Several antigraft watchdogs on Friday rallied in front of the House of Representatives to protest the House’s apparent lack of commitment in passing the bill on the Anti-Corruption Court.
The Indonesian Corruption Watch, the Indonesian Legal Aid Foundation, the Consortium for National Legal Reform (KRHN) and the Indonesian Forum for Budget Transparency participated in the rally.
In a theatrical performance, activists pretending to be lawmakers were given some energy drinks — symbolizing that they should expedite the deliberation process — and were given fake money as “overtime fees.”
The current Anti-Corruption Court, which has a 100 percent rate of conviction, including several high-profile officials and eight legislators from major political parties, came into being under a 2003 law related to the establishment of the Corruption Eradication Commission.
But the Constitutional Court has since ruled that a law on the Anti-Corruption Court should be issued by Dec. 19 to provide a legal basis for the court.
The rally came after a special committee of the House deliberating the bill resumed their duties after a long been absence due to campaigning in the April 9 legislative poll.
Committee members, however, have continued to question the urgency of the legislation to give the court a stronger legal basis.

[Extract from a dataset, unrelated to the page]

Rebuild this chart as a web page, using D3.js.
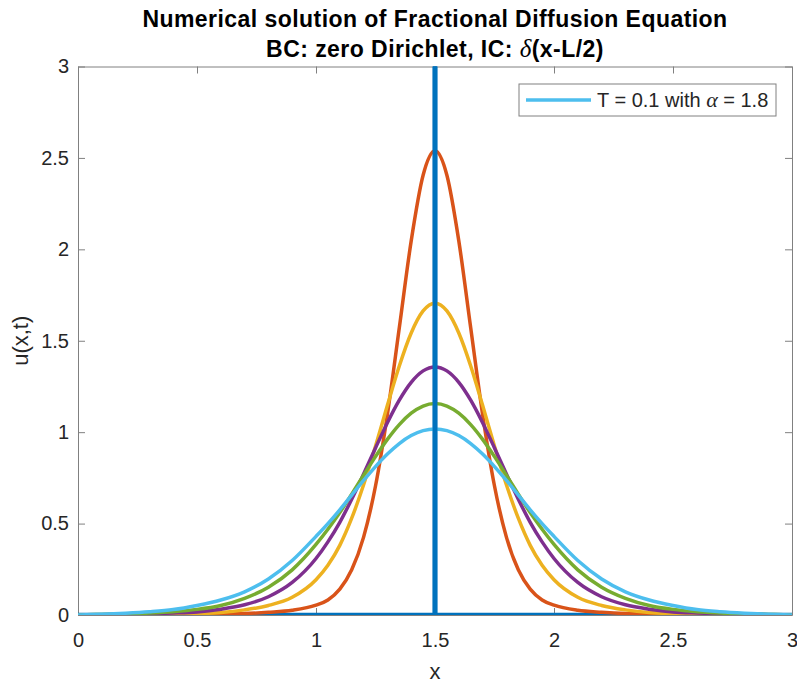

Some committee members have even suggested that corruption cases should be heard by regular courts, which have been proven to have had less success in putting corrupt officials behind bars.
“House speaker Agung Laksono and special committee chairwoman Dewi Asmara have promised to pass the anti-corruption court bill on time,” KRHN researcher Wahyudi Djafar said. “We are demanding that they keep their word.”
The groups also urged President Susilo Bambang Yudhoyono to issue a regulation in lieu of a law, or perpu, to save the court.
Experts have said that should the House fail to issue the law by the December deadline, the court would have to disband and that only a perpu issued by the president could prevent that.
“The president shouldn’t remain passive and wait for the House to pass the law,” ICW researcher Febri Diansyah said. “His term ends in September, so waiting until December would be too late and there’s even a possibility that he won’t get re-elected.”
Febri added that as a presidential candidate who puts anti-corruption as one of his key campaign platform, Yudhoyono should order his Democratic Party lawmakers to expedite the bill’s deliberation and issue a perpu.
At the presidential debate on Thursday, Yudhoyono said that he would not issue a perpu any time soon and opted to wait for the House, because a perpu should only be issued in times of national emergency.
“Time is running out for the bill. We are in a state of emergency,” Febri said.